Also, you can do column retrieval just by using the data frame's __getitem__:
df['time'] # equivalent to df.loc[:, 'time']
Now suppose you want to mix position and named indexing, that is, indexing using names on rows and positions on columns (to clarify, I mean select from our data frame, rather than creating a data frame with strings in the row index and integers in the column index). This is where .ix comes in:
df.ix[:2, 'time'] # the first two rows of the 'time' column
I think it's also worth mentioning that you can pass boolean vectors to the loc method as well. For example:
b = [True, False, True]
df.loc[b]
Will return the 1st and 3rd rows of df. This is equivalent to df[b] for selection, but it can also be used for assigning via boolean vectors:
df.loc[b, 'name'] = 'Mary', 'John'
In my opinion, the accepted answer is confusing, since it uses a DataFrame with only missing values. I also do not like the term position-based for .iloc and instead, prefer integer location as it is much more descriptive and exactly what .iloc stands for. The key word is INTEGER - .iloc needs INTEGERS.

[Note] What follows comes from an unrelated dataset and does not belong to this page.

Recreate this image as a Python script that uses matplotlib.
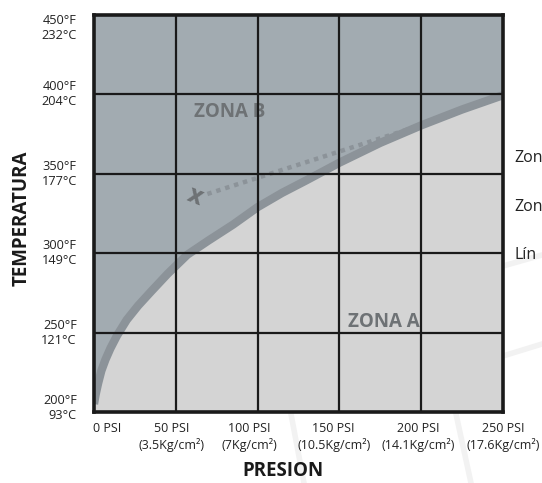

See my extremely detailed blog series on subset selection for more
.ix is deprecated and ambiguous and should never be used
Because .ix is deprecated we will only focus on the differences between .loc and .iloc.
Before we talk about the differences, it is important to understand that DataFrames have labels that help identify each column and each index. Let's take a look at a sample DataFrame:
df = pd.DataFrame({'age':[30, 2, 12, 4, 32, 33, 69],
'color':['blue', 'green', 'red', 'white', 'gray', 'black', 'red'],
'food':['Steak', 'Lamb', 'Mango', 'Apple', 'Cheese', 'Melon', 'Beans'],
'height':[165, 70, 120, 80, 180, 172, 150],
'score':[4.6, 8.3, 9.0, 3.3, 1.8, 9.5, 2.2],
'state':['NY', 'TX', 'FL', 'AL', 'AK', 'TX', 'TX']
},
index=['Jane', 'Nick', 'Aaron', 'Penelope', 'Dean', 'Christina', 'Cornelia'])
All the words in bold are the labels. The labels, age, color, food, height, score and state are used for the columns. The other labels, Jane, Nick, Aaron, Penelope, Dean, Christina, Cornelia are used for the index.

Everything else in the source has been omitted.